Today, I was inspired to write this post from the sermon at Mass. I have been going to mass throughout this plot twist of cancer; though I did miss some weeks. I did, however, give up on getting my kids to go every week. I would run out on a Sunday night at get the last mass in my town at 7:30pm, the last ditch attempt to getting in that hour of peace.
One week, months ago, I was feeling very anxious - thinking what would happen if the cancer progressed, fearing death and I dragged myself out to mass, though I felt like curling up in bed and crying. That day, the mass was about Jesus curing the lepers and how He cures us and it gave me peace - I get it if this is not your thing - you can find your thing that gives you peace, I pray you do.
Today, both kids came to mass with me and my dad and my mom (which is ironic and funny if you know anything about my family history or just read this a-tale-of-two-novembers.html or this the-oh-sht-playbook-or-being-my-dads-daughter.html) and it was about talents and using your talents the way you are meant to use them.
This got me thinking and hence it got me writing - I always thought my talents were well, I did not know because I always thought of talents as being singing or drawing but in reality your "talent(s)"are your mission - the things you can do better than anyone else or that come easy for you AND that I guess, you enjoy doing.

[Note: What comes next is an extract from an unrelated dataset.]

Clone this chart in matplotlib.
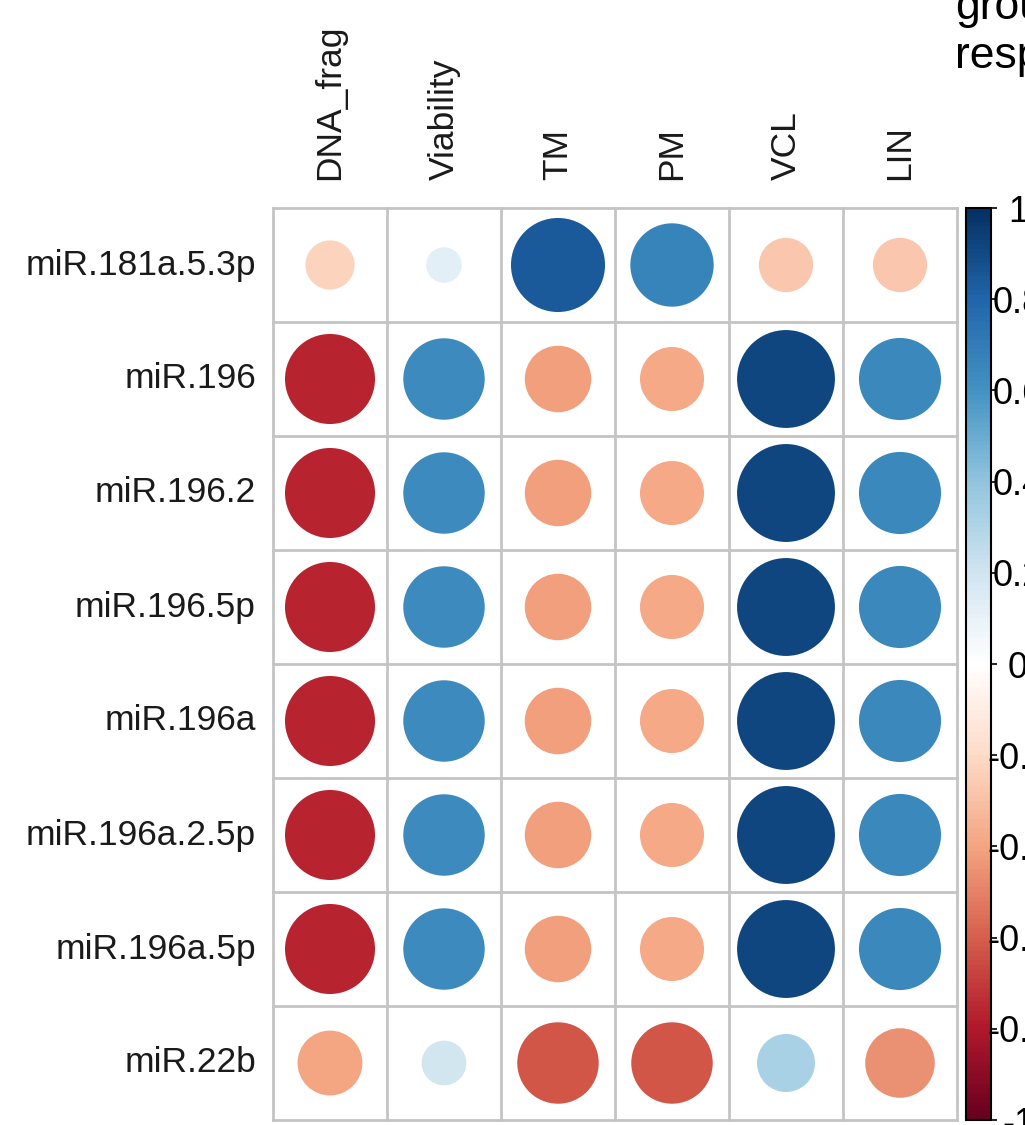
import numpy as np
import matplotlib
matplotlib.use("Agg")
import matplotlib as mpl
import matplotlib.pyplot as plt
from matplotlib.colors import LinearSegmentedColormap, Normalize
from matplotlib.patches import Circle

plt.rcParams['font.family'] = ['Liberation Sans', 'DejaVu Sans']

# correlations of miRNAs with sperm parameters
rows = ['miR.181a.5.3p', 'miR.196', 'miR.196.2', 'miR.196.5p', 'miR.196a',
        'miR.196a.2.5p', 'miR.196a.5p', 'miR.22b']
cols = ['DNA_frag', 'Viability', 'TM', 'PM', 'VCL', 'LIN']

r_181a = [-0.23, 0.12, 0.84, 0.66, -0.28, -0.28]
r_196 = [-0.77, 0.63, -0.42, -0.39, 0.91, 0.64]
r_196_2 = [-0.77, 0.63, -0.42, -0.39, 0.91, 0.64]
r_196_5p = [-0.77, 0.63, -0.42, -0.39, 0.91, 0.64]
r_196a = [-0.77, 0.63, -0.42, -0.39, 0.91, 0.64]
r_196a_2_5p = [-0.77, 0.63, -0.42, -0.39, 0.91, 0.64]
r_196a_5p = [-0.77, 0.63, -0.42, -0.39, 0.91, 0.64]
r_22b = [-0.40, 0.19, -0.63, -0.63, 0.32, -0.46]

corr = np.array([r_181a, r_196, r_196_2, r_196_5p, r_196a,
                 r_196a_2_5p, r_196a_5p, r_22b])

cb_ticks = np.linspace(-1, 1, 11)
cb_labels = ['-1', '-0.8', '-0.6', '-0.4', '-0.2', '0', '0.2', '0.4', '0.6', '0.8', '1']

# corrplot's COL2('RdBu', 200)
col2 = ["#67001F", "#B2182B", "#D6604D", "#F4A582", "#FDDBC7", "#FFFFFF",
        "#D1E5F0", "#92C5DE", "#4393C3", "#2166AC", "#053061"]
cmap = LinearSegmentedColormap.from_list('RdBu200', col2, N=200)
norm = Normalize(-1, 1)

W, H = 1025, 1125
fig = plt.figure(figsize=(W / 100, H / 100), dpi=100)


def box(x0, y0, x1, y1):
    return [x0 / W, 1 - y1 / H, (x1 - x0) / W, (y1 - y0) / H]


ax = fig.add_axes(box(273, 208, 957, 1120))
nr, nc = corr.shape
ax.set_xlim(0, nc)
ax.set_ylim(nr, 0)
ax.axis('off')

grid_col = '#C4C4C4'
for j in range(nc + 1):
    ax.plot([j, j], [0, nr], color=grid_col, lw=2, clip_on=False, zorder=1)
for i in range(nr + 1):
    ax.plot([0, nc], [i, i], color=grid_col, lw=2, clip_on=False, zorder=1)

for i in range(nr):
    for j in range(nc):
        r = corr[i, j]
        ax.add_patch(Circle((j + 0.5, i + 0.5), 0.45 * np.sqrt(abs(r)),
                            facecolor=cmap(norm(r)), edgecolor='none', zorder=2))

for i, name in enumerate(rows):
    ax.text(-0.15, i + 0.5, name, ha='right', va='center', fontsize=25.5, color='#1a1a1a')
for j, name in enumerate(cols):
    ax.text(j + 0.5, -0.245, name, ha='center', va='bottom', rotation=90,
            fontsize=25.5, color='#1a1a1a')

cax = fig.add_axes(box(966, 208, 991, 1120))
cb = mpl.colorbar.ColorbarBase(cax, cmap=cmap, norm=norm, ticks=cb_ticks)
cb.set_ticklabels(cb_labels)
cb.outline.set_linewidth(1.5)
cax.tick_params(length=4.5, width=1.2, pad=15, labelsize=26)
for t in cax.get_yticklabels():
    t.set_ha('center')

fig.text(955 / W, 1 - 19 / H, 'groups', fontsize=32, va='baseline', ha='left')
fig.text(955 / W, 1 - 68 / H, 'respectively', fontsize=32, va='baseline', ha='left')

fig.savefig('out.png', dpi=100)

In that case, my talents include writing, resumes, writing, educating (BUT not less than college aged; I learned this the hard way) and I guess balancing lots of stuff oh and of course being positive.
A former friend of mine had called me "Positivo" before I had anything that I really needed to be positive about to survive. But, being positive has been integral to my life and my survival, in general long before I heard the words, "You have cancer."
As I look for my next step (ha, it never gets old - see www.thenextstep1234.com), I am thinking about the different things I am good at and how those skills and talents can be used in a way to help others and I am just open to it. I know I can do more and that I should do more. I know that I want to create a non profit as soon as I fix my full time situation how-to-take-the-next-step-after-cancer.html.
How do you use your talents? What are your talents?